Why are lines of credit useful for small businesses?
- Small businesses are often the most vulnerable when it comes to the effects of payment gaps and unforeseen expenses. For an SME, a delayed invoice can mean serious cash flow problems: a lack of working capital to operate the business, inability to replenish inventory, and even problems with payroll. A line of credit provides a safety net for businesses that know that might need credit, but are unsure about how much they will need and when.
- Businesses experiencing high surges in growth will often need to draw on a line of credit to maximise profitability. A line of credit is often used as security for businesses wanting to grow. It can be used for various purposes including managing cash flow issues, bridging receivables and purchasing new assets.
What’s the difference between a revolving and non-revolving credit line?
- Put simply, revolving credit is a type of credit line. A line of credit and revolving credit are financial arrangements made between a lending institution and a company or person. A lender provides access to funds that a business can use to for working capital, covering unforeseen costs or purchasing assets. The only fundamental difference between a revolving line of credit and a non-revolving line of credit is what happens to it after you have made a payment.

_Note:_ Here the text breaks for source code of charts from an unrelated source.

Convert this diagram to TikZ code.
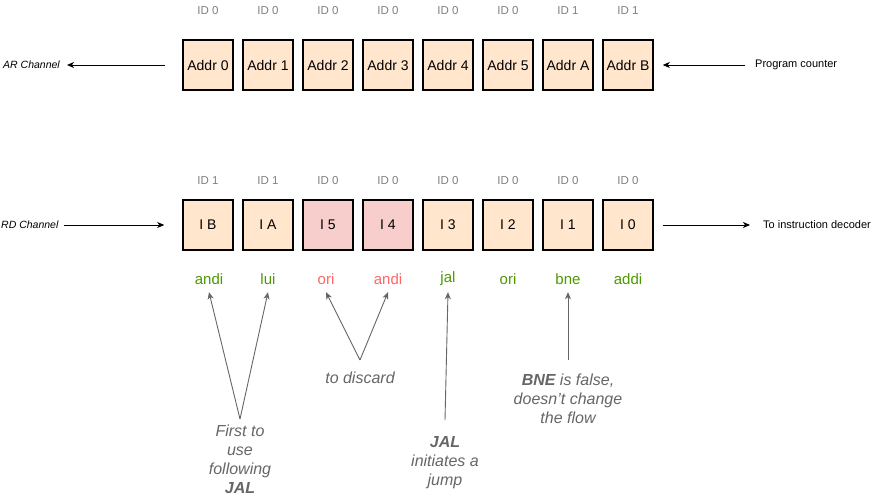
\documentclass[tikz,border=0pt]{standalone}
\usepackage{fontspec}
\setmainfont{Liberation Sans}
\usetikzlibrary{arrows.meta}
\definecolor{boxfill}{HTML}{FFE6CC}
\definecolor{redfill}{HTML}{F8CECC}
\definecolor{grn}{HTML}{4D9900}
\definecolor{rd}{HTML}{FF6666}
\definecolor{idgray}{HTML}{808080}
\definecolor{notegray}{HTML}{666666}
\begin{document}
\begin{tikzpicture}[x=1pt,y=-1pt,
  cell/.style={draw=black,line width=1.5pt,fill=boxfill,minimum size=50pt,inner sep=0pt,font=\fontsize{14}{16}\selectfont},
  discard/.style={cell,fill=redfill},
  idlab/.style={font=\fontsize{11.5}{13}\selectfont,text=idgray,inner sep=0pt},
  side/.style={font=\fontsize{11}{13}\selectfont,inner sep=0pt,anchor=west},
  chan/.style={font=\fontsize{10.5}{12}\selectfont\itshape,inner sep=0pt,anchor=west},
  instr/.style={font=\fontsize{15}{17}\selectfont,inner sep=0pt,minimum height=26pt},
  note/.style={font=\fontsize{16}{19}\selectfont\itshape,text=notegray,align=center,inner sep=0pt,anchor=north},
  flow/.style={-{Stealth[length=7pt,width=6pt,inset=2pt]},line width=0.9pt},
  pointer/.style={-{Stealth[length=7pt,width=6pt,inset=2pt]},line width=0.9pt,draw=notegray},
]
\useasboundingbox[fill=white] (0,0) rectangle (871,501);

% top row
\foreach \t [count=\i from 0] in {0,0,0,0,0,0,1,1}
  \node[idlab] (ida\i) at (208+60*\i,11) {ID \t};
\foreach \t [count=\i from 0] in {Addr 0,Addr 1,Addr 2,Addr 3,Addr 4,Addr 5,Addr A,Addr B}
  \node[cell] (a\i) at (208+60*\i,65) {\t};
\node[chan] (ar) at (3,65) {AR Channel};
\node[side] (pc) at (755,65) {Program counter};
\draw[flow] ([xshift=-17pt]a0.west) -- ([xshift=7pt]ar.east);
\draw[flow] ([xshift=-10pt]pc.west) -- ([xshift=9pt]a7.east);

% bottom row
\foreach \t [count=\i from 0] in {1,1,0,0,0,0,0,0}
  \node[idlab] (idi\i) at (208+60*\i,181) {ID \t};
\node[cell] (i0) at (208,225) {I B};
\node[cell] (i1) at (268,225) {I A};
\node[discard] (i2) at (328,225) {I 5};
\node[discard] (i3) at (388,225) {I 4};
\node[cell] (i4) at (448,225) {I 3};
\node[cell] (i5) at (508,225) {I 2};
\node[cell] (i6) at (568,225) {I 1};
\node[cell] (i7) at (628,225) {I 0};
\node[chan] (rdc) at (1,225) {RD Channel};
\node[side] (dec) at (763,225) {To instruction decoder};
\draw[flow] ([xshift=5pt]rdc.east) -- ([xshift=-18pt]i0.west);
\draw[flow] ([xshift=9pt]i7.east) -- ([xshift=-13pt]dec.west);

% instruction names
\node[instr,text=grn] (l0) at (209,279) {andi};
\node[instr,text=grn] (l1) at (268,279) {lui};
\node[instr,text=rd]  (l2) at (326,279) {ori};
\node[instr,text=rd]  (l3) at (388,279) {andi};
\node[instr,text=grn] (l4) at (448,279) {jal};
\node[instr,text=grn] (l5) at (508,279) {ori};
\node[instr,text=grn] (l6) at (568,279) {bne};
\node[instr,text=grn] (l7) at (628,279) {addi};

% notes
\node[note] (n1) at (240,425) {First to\\use\\following\\\textbf{JAL}};
\node[note] (n2) at (360,372) {to discard};
\node[note] (n3) at (445,436) {\textbf{JAL}\\initiates a\\jump};
\node[note] (n4) at (568,374) {\textbf{BNE} is false,\\doesn{\char"27}t change\\the flow};
\coordinate (s1) at (240,419);
\coordinate (s2) at (360,360);
\coordinate (s3) at (445,420);
\coordinate (s4) at (568,360);
\draw[pointer] (s1) -- (l0.south);
\draw[pointer] (s1) -- (l1.south);
\draw[pointer] (s2) -- (l2.south);
\draw[pointer] (s2) -- (l3.south);
\draw[pointer] (s3) -- (l4.south);
\draw[pointer] (s4) -- (l6.south);
\end{tikzpicture}
\end{document}
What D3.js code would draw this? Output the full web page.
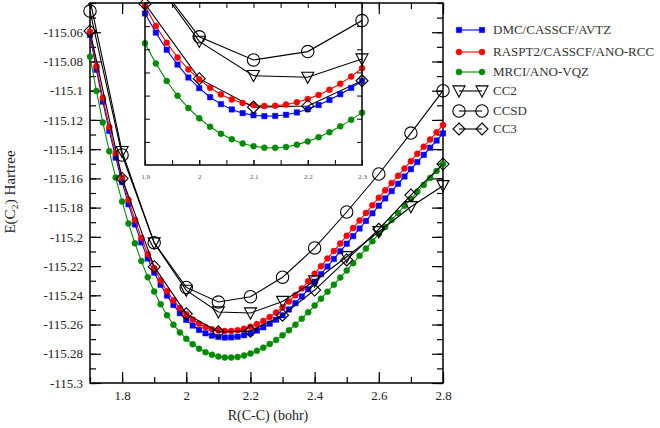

- If you make regular payments on a revolving credit account, the lender may agree to increase the amount of credit offered – again, in a similar way to a credit card. There is no set monthly payment with revolving credit accounts – interest accrues on what’s been borrowed. When payments are made to the revolving credit line, the repaid funds become available for borrowing again. The credit limit may be used repeatedly, as long as the borrower does not exceed the maximum agreed amount.
- Non-revolving lines of credit share many of the same features as their revolving counterparts. A credit limit is agreed upon, funds can be used for a variety of business purposes, interest is charged normally and payments may be made at any time. There is one major difference: The sum of available credit does not replenish after payments are made. Once you repay line of credit, the account is closed. This doesn’t mean the credit line won’t be available again – a lender may offer a similar or increased amount of credit after reviewing the borrower’s circumstances.